**Exercise:** Starting at the line that contains "Rebuild this chart" and stopping after the line that contains "51.5, 50.4, 49.4];", copy the lines exactly. Pictures are left out.

**Provided records:**

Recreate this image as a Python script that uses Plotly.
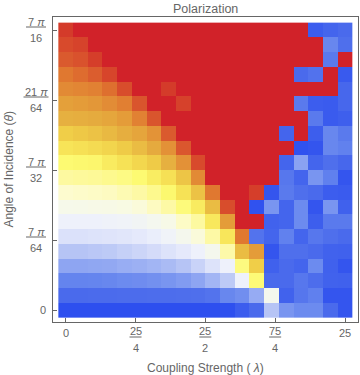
import math
import plotly.graph_objects as go

# ---- data -------------------------------------------------------------
n = 20
coupling = [25 * i / (n - 1) for i in range(n)]                  # lambda
angles = [(7 * math.pi / 16) * j / (n - 1) for j in range(n)]    # theta

# polarization levels (0 = blue ... 20 = red), rows listed from top (theta max) to bottom (theta 0)
levels_top_down = [
    [19, 20, 20, 20, 20, 20, 20, 20, 20, 20, 20, 20, 20, 20, 20, 20, 20, 0.5, 0.8, 1.0],
    [18, 18.5, 20, 20, 20, 20, 20, 20, 20, 20, 20, 20, 20, 20, 20, 20, 20, 20, 2.1, 1.2],
    [17, 17.5, 18.8, 20, 20, 20, 20, 20, 20, 20, 20, 20, 20, 20, 20, 20, 20, 20, 1.6, 20],
    [16, 16.4, 16.9, 18.3, 20, 20, 20, 20, 20, 20, 20, 20, 20, 20, 20, 20, 1.0, 1.3, 20, 0.4],
    [15, 15.2, 15.5, 16.3, 17.8, 20, 20, 19, 20, 20, 20, 20, 20, 20, 20, 20, 20, 20, 20, 0.9],
    [14, 14.2, 14.4, 14.9, 15.6, 17.3, 20, 20, 18.6, 20, 20, 20, 20, 20, 20, 20, 1.6, 0.5, 0.45, 0.9],
    [13, 13.1, 13.3, 13.6, 14.2, 15.5, 17.3, 20, 20, 20, 20, 20, 20, 20, 20, 20, 20, 1.6, 0.45, 0.6],
    [12, 12.2, 12.4, 12.7, 13.1, 13.7, 14.6, 17, 20, 20, 20, 20, 20, 20, 20, 0.8, 20, 0.55, 2.1, 1.6],
    [11, 11.2, 11.4, 11.7, 12.1, 12.6, 13.4, 14.7, 17.2, 20, 20, 20, 20, 20, 20, 20, 0.1, 0.24, 2.1, 1.9],
    [10, 10.1, 10.2, 10.7, 11.1, 11.6, 12.1, 13, 14.7, 18, 20, 20, 20, 20, 20, 0.8, 2.9, 0.8, 1.2, 0.9],
    [9, 9.1, 9.2, 9.4, 9.6, 10, 10.6, 11.2, 12.3, 15, 20, 20, 20, 20, 20, 1.5, 0.8, 2.5, 1.85, 0.24],
    [8, 8.1, 8.2, 8.3, 8.6, 8.9, 9.4, 10.1, 11.1, 12.4, 16, 20, 20, 18.8, 0.24, 1.6, 1.2, 1.0, 0.5, 0.45],
    [7, 7.05, 7.1, 7.15, 7.25, 7.6, 8.3, 8.9, 9.8, 10.7, 12.6, 17.8, 20, 0.1, 2.5, 0.8, 2.2, 0.24, 2.5, 0.65],
    [6, 6, 6, 6.1, 6.2, 6.4, 6.7, 7.1, 8.2, 9, 10.8, 14.2, 20, 20, 0.7, 0.8, 2.2, 0.55, 1.6, 1.6],
    [5, 5, 5.1, 5.2, 5.3, 5.5, 5.8, 6.2, 6.8, 7.6, 8.9, 10.9, 16, 1.35, 0.8, 1.9, 0.8, 1.5, 1.2, 1.0],
    [4, 4, 4.1, 4.2, 4.4, 4.6, 4.8, 5.1, 5.5, 6, 6.8, 8.8, 12.6, 14.2, 0.24, 1.2, 1.2, 1.0, 0.7, 0.65],
    [3, 3, 3.05, 3.1, 3.25, 3.35, 3.5, 3.7, 4, 4.5, 5.1, 6, 9.7, 12, 0.65, 1.0, 0.8, 2.2, 0.65, 0.24],
    [2, 2, 2.02, 2.1, 2.2, 2.25, 2.35, 2.5, 2.7, 3, 3.5, 4.2, 6, 9.9, 1.0, 1.0, 1.5, 1.1, 0.7, 0.65],
    [1, 1, 1.02, 1.04, 1.06, 1.08, 1.1, 1.13, 1.16, 1.2, 1.35, 2.1, 2.3, 3.2, 6.8, 0.7, 1.45, 1.85, 0.24, 0.24],
    [0, 0, 0, 0, 0, 0, 0, 0, 0, 0, 0, 0.05, 0.5, 1.0, 4, 2.5, 2.2, 2.2, 1.0, 0.24],
]

# colour map (TemperatureMap-like), one colour per level 0..20
level_colors = [
    "#2D4FEF", "#4A6AEC", "#6484EE", "#8EA5F2", "#B6C4F5", "#DBE1FA", "#EEF1FB",
    "#F6F9EA", "#FDFBCF", "#FDF9A0", "#FDFA72", "#F7E458", "#F0CE48", "#E6B040",
    "#E4A03A", "#E28A35", "#E07830", "#DA5A2E", "#D84A2C", "#D43B2A", "#D12229",
]

# tick labels
x_tick_vals = [0, 25 / 4, 25 / 2, 75 / 4, 25]
x_tick_num = ["0", "25", "25", "75", "25"]
x_tick_den = ["", "4", "2", "4", ""]
y_tick_vals = [0, 7 * math.pi / 64, 7 * math.pi / 32, 21 * math.pi / 64, 7 * math.pi / 16]
y_tick_num = ["0", "7 <i>π</i>", "7 <i>π</i>", "21 <i>π</i>", "7 <i>π</i>"]
y_tick_den = ["", "64", "32", "64", "16"]

# ---- figure -------------------------------------------------------------
FONT = "Liberation Sans, Arial, sans-serif"
TXT = "#666666"
FRAME = "#666666"

z = levels_top_down[::-1]  # bottom-up for the y axis
colorscale = [[i / 20, c] for i, c in enumerate(level_colors)]

fig = go.Figure(go.Heatmap(
    x=coupling, y=angles, z=z, zmin=0, zmax=20,
    colorscale=colorscale, showscale=False, hoverinfo="skip",
))

W, H = 360, 375
ML, MR, MT, MB = 53, 2, 17, 53

axis_common = dict(
    showgrid=False, zeroline=False, showline=True, linecolor=FRAME, linewidth=1,
    mirror=True, ticks="inside", ticklen=4, tickwidth=1, tickcolor=FRAME,
    showticklabels=False,
)
fig.update_xaxes(range=[-1.137, 26.164], tickvals=x_tick_vals, **axis_common)
fig.update_yaxes(range=[-0.0589, 1.4383], tickvals=y_tick_vals, **axis_common)

ann = []
shapes = []
tick_font = dict(family=FONT, size=11, color=TXT)
line_style = dict(color=TXT, width=1)

# x tick labels
for v, num, den in zip(x_tick_vals, x_tick_num, x_tick_den):
    if den:
        ann.append(dict(x=v, xref="x", y=0, yref="paper", text=num, showarrow=False,
                        xanchor="center", yanchor="middle", yshift=-8.5, font=tick_font))
        ann.append(dict(x=v, xref="x", y=0, yref="paper", text=den, showarrow=False,
                        xanchor="center", yanchor="middle", yshift=-26, font=tick_font))
        shapes.append(dict(type="line", xref="x", xsizemode="pixel", xanchor=v, x0=-6, x1=6,
                           yref="paper", ysizemode="pixel", yanchor=0, y0=-15, y1=-15,
                           line=line_style))
    else:
        ann.append(dict(x=v, xref="x", y=0, yref="paper", text=num, showarrow=False,
                        xanchor="center", yanchor="middle", yshift=-11, font=tick_font))

# y tick labels
for v, num, den in zip(y_tick_vals, y_tick_num, y_tick_den):
    if den:
        half = 12.5 if num.startswith("21") else 10
        ann.append(dict(x=0, xref="paper", y=v, yref="y", text=num, showarrow=False,
                        xanchor="center", yanchor="middle", xshift=-17, yshift=8, font=tick_font))
        ann.append(dict(x=0, xref="paper", y=v, yref="y", text=den, showarrow=False,
                        xanchor="center", yanchor="middle", xshift=-17, yshift=-8, font=tick_font))
        shapes.append(dict(type="line", xref="paper", xsizemode="pixel", xanchor=0,
                           x0=-17 - half, x1=-17 + half,
                           yref="y", ysizemode="pixel", yanchor=v, y0=3, y1=3,
                           line=line_style))
    else:
        ann.append(dict(x=0, xref="paper", y=v, yref="y", text=num, showarrow=False,
                        xanchor="right", yanchor="middle", xshift=-5, font=tick_font))

# titles
ann.append(dict(x=0.5, xref="paper", y=1, yref="paper", text="Polarization", showarrow=False,
                xanchor="center", yanchor="middle", yshift=8.5,
                font=dict(family=FONT, size=12.5, color=TXT)))
ann.append(dict(x=0.5, xref="paper", y=0, yref="paper", text="Coupling Strength ( <i>λ</i>)",
                showarrow=False, xanchor="center", yanchor="middle", yshift=-46,
                font=dict(family=FONT, size=12, color=TXT)))
ann.append(dict(x=0, xref="paper", y=0.5, yref="paper", text="Angle of Incidence (<i>θ</i>)",
                showarrow=False, xanchor="center", yanchor="middle", xshift=-45, textangle=-90,
                font=dict(family=FONT, size=12, color=TXT)))

fig.update_layout(
    width=W, height=H, margin=dict(l=ML, r=MR, t=MT, b=MB),
    paper_bgcolor="white", plot_bgcolor="white",
    annotations=ann, shapes=shapes, showlegend=False,
)

fig.write_html(
    "out.html",
    config={"displayModeBar": False},
    post_script="document.body.style.margin='0px';document.body.style.overflow='hidden';",
)
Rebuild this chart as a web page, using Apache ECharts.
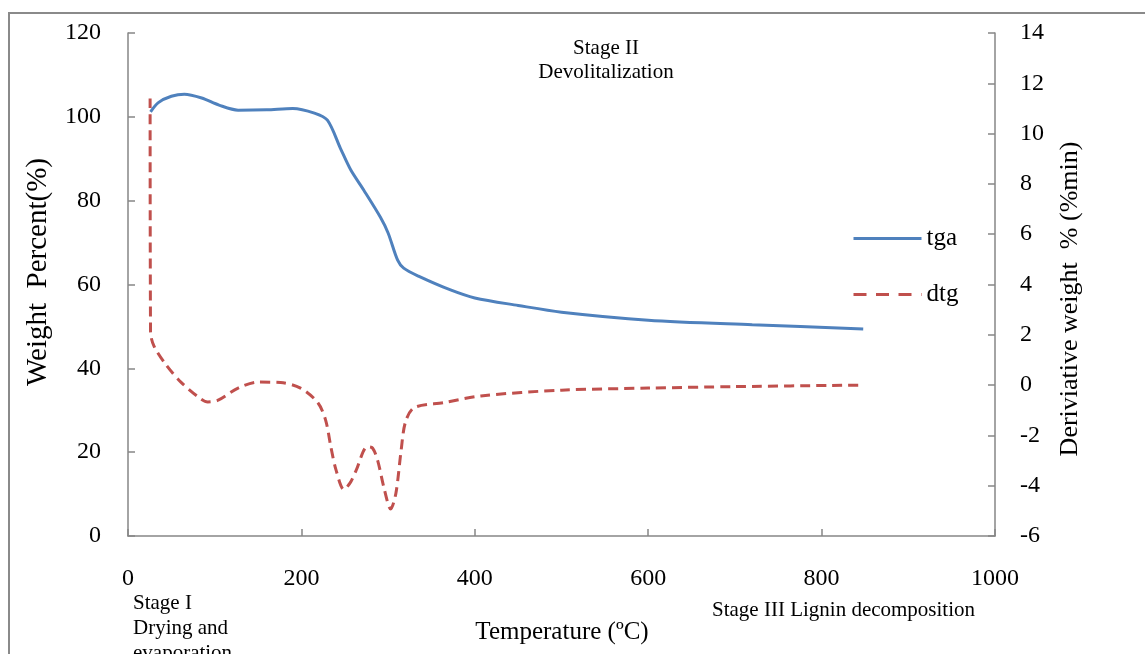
<!doctype html>
<html>
<head>
<meta charset="utf-8">
<title>TGA / DTG</title>
<style>
  html, body { margin: 0; padding: 0; background: #fff; }
  #main { width: 1145px; height: 654px; }
</style>
</head>
<body>
<div id="main"></div>
<script src="https://cdn.jsdelivr.net/npm/echarts@6/dist/echarts.min.js"></script>
<script>
// temperature (C) and weight percent for the tga curve
var tgaTemp = [26, 35, 50, 65, 85, 105, 127, 160, 190, 215, 230, 245, 257, 272, 291, 300, 311, 318, 335, 372, 400, 450, 500, 600, 720, 848];
var tgaWeight = [101.2, 103.4, 104.9, 105.4, 104.5, 102.8, 101.6, 101.7, 102.0, 100.9, 99.2, 92.5, 87.3, 82.5, 76.1, 72.3, 65.8, 63.9, 62.0, 58.7, 56.8, 55.0, 53.4, 51.5, 50.4, 49.4];

// temperature (C) and derivative weight for the dtg curve
var dtgTemp = [25.5, 26, 30, 44, 61, 81, 92, 104, 127, 150, 176, 199, 219, 228, 234, 240, 249, 256, 263, 276, 282, 288, 295, 303, 309, 315, 320, 330, 364, 407, 500, 600, 700, 848];
var dtgRate = [11.4, 2.1, 1.55, 0.8, 0.12, -0.47, -0.67, -0.6, -0.12, 0.12, 0.1, -0.12, -0.7, -1.4, -2.46, -3.38, -4.15, -3.9, -3.4, -2.45, -2.5, -3.0, -4.05, -4.93, -4.3, -2.6, -1.47, -0.9, -0.7, -0.43, -0.2, -0.12, -0.06, 0.0];

var xTicks = [0, 1000, 200];
var leftTicks = [0, 120, 20];
var rightTicks = [-6, 14, 2];

var serif = 'Liberation Serif';
var axisGray = '#868686';

function pairs(xs, ys) {
    return xs.map(function (x, i) { return [x, ys[i]]; });
}

function plain(v) {
    return String(v);
}

function axisStyle(extra) {
    var base = {
        axisLine: { show: true, lineStyle: { color: axisGray, width: 1.5 } },
        axisTick: { show: true, inside: true, length: 7, lineStyle: { color: axisGray, width: 1.5 } },
        splitLine: { show: false }
    };
    for (var k in extra) {
        base[k] = extra[k];
    }
    return base;
}

var chart = echarts.init(document.getElementById('main'));

chart.setOption({
    backgroundColor: '#fff',
    animation: false,
    grid: { left: 128, right: 150, top: 33, bottom: 118 },
    xAxis: axisStyle({
        type: 'value',
        min: xTicks[0], max: xTicks[1], interval: xTicks[2],
        axisLabel: { fontFamily: serif, fontSize: 24, color: '#000', margin: 31, formatter: plain }
    }),
    yAxis: [
        axisStyle({
            type: 'value', position: 'left',
            min: leftTicks[0], max: leftTicks[1], interval: leftTicks[2],
            axisLabel: { fontFamily: serif, fontSize: 24, color: '#000', margin: 27, formatter: plain }
        }),
        axisStyle({
            type: 'value', position: 'right',
            min: rightTicks[0], max: rightTicks[1], interval: rightTicks[2],
            axisLabel: { fontFamily: serif, fontSize: 24, color: '#000', margin: 25, formatter: plain }
        })
    ],
    legend: {
        orient: 'vertical',
        left: 847,
        top: 221,
        itemWidth: 68,
        itemHeight: 14,
        itemGap: 31,
        itemStyle: { opacity: 0 },
        lineStyle: { width: 3 },
        textStyle: { fontFamily: serif, fontSize: 25, color: '#000' },
        data: [
            { name: 'tga' },
            { name: 'dtg', lineStyle: { width: 3, type: [13, 9.5] } }
        ]
    },
    series: [
        {
            name: 'tga',
            type: 'line',
            yAxisIndex: 0,
            data: pairs(tgaTemp, tgaWeight),
            smooth: 0.3,
            symbol: 'none',
            lineStyle: { color: '#4F81BD', width: 3 },
            itemStyle: { color: '#4F81BD' }
        },
        {
            name: 'dtg',
            type: 'line',
            yAxisIndex: 1,
            data: pairs(dtgTemp, dtgRate),
            smooth: 0.3,
            symbol: 'none',
            lineStyle: { color: '#C0504D', width: 3, type: [10, 6] },
            itemStyle: { color: '#C0504D' }
        }
    ],
    graphic: [
        {
            type: 'rect', silent: true,
            shape: { x: 9, y: 13, width: 1200, height: 700 },
            style: { fill: 'none', stroke: '#8a8a8a', lineWidth: 2 }
        },
        {
            type: 'text', x: 38, y: 272, rotation: Math.PI / 2,
            style: { text: 'Weight  Percent(%)', font: '29px "Liberation Serif"', fill: '#000', textAlign: 'center', textVerticalAlign: 'middle' }
        },
        {
            type: 'text', x: 1070, y: 299, rotation: Math.PI / 2,
            style: { text: 'Deriviative weight  % (%min)', font: '26px "Liberation Serif"', fill: '#000', textAlign: 'center', textVerticalAlign: 'middle' }
        },
        {
            type: 'text', x: 562, y: 632,
            style: { text: 'Temperature (\u00baC)', font: '25px "Liberation Serif"', fill: '#000', textAlign: 'center', textVerticalAlign: 'middle' }
        },
        {
            type: 'text', x: 606, y: 60,
            style: { text: 'Stage II\nDevolitalization', font: '21px "Liberation Serif"', lineHeight: 24, fill: '#000', textAlign: 'center', textVerticalAlign: 'middle' }
        },
        {
            type: 'text', x: 133, y: 591,
            style: { text: 'Stage I\nDrying and\nevaporation', font: '21px "Liberation Serif"', lineHeight: 25, fill: '#000', textAlign: 'left', textVerticalAlign: 'top' }
        },
        {
            type: 'text', x: 712, y: 610,
            style: { text: 'Stage III Lignin decomposition', font: '21px "Liberation Serif"', fill: '#000', textAlign: 'left', textVerticalAlign: 'middle' }
        }
    ]
});

window.addEventListener('resize', function () {
    chart.resize();
});
</script>
</body>
</html>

**Written reply:**
Rebuild this chart as a web page, using Apache ECharts.
<!doctype html>
<html>
<head>
<meta charset="utf-8">
<title>TGA / DTG</title>
<style>
  html, body { margin: 0; padding: 0; background: #fff; }
  #main { width: 1145px; height: 654px; }
</style>
</head>
<body>
<div id="main"></div>
<script src="https://cdn.jsdelivr.net/npm/echarts@6/dist/echarts.min.js"></script>
<script>
// temperature (C) and weight percent for the tga curve
var tgaTemp = [26, 35, 50, 65, 85, 105, 127, 160, 190, 215, 230, 245, 257, 272, 291, 300, 311, 318, 335, 372, 400, 450, 500, 600, 720, 848];
var tgaWeight = [101.2, 103.4, 104.9, 105.4, 104.5, 102.8, 101.6, 101.7, 102.0, 100.9, 99.2, 92.5, 87.3, 82.5, 76.1, 72.3, 65.8, 63.9, 62.0, 58.7, 56.8, 55.0, 53.4, 51.5, 50.4, 49.4];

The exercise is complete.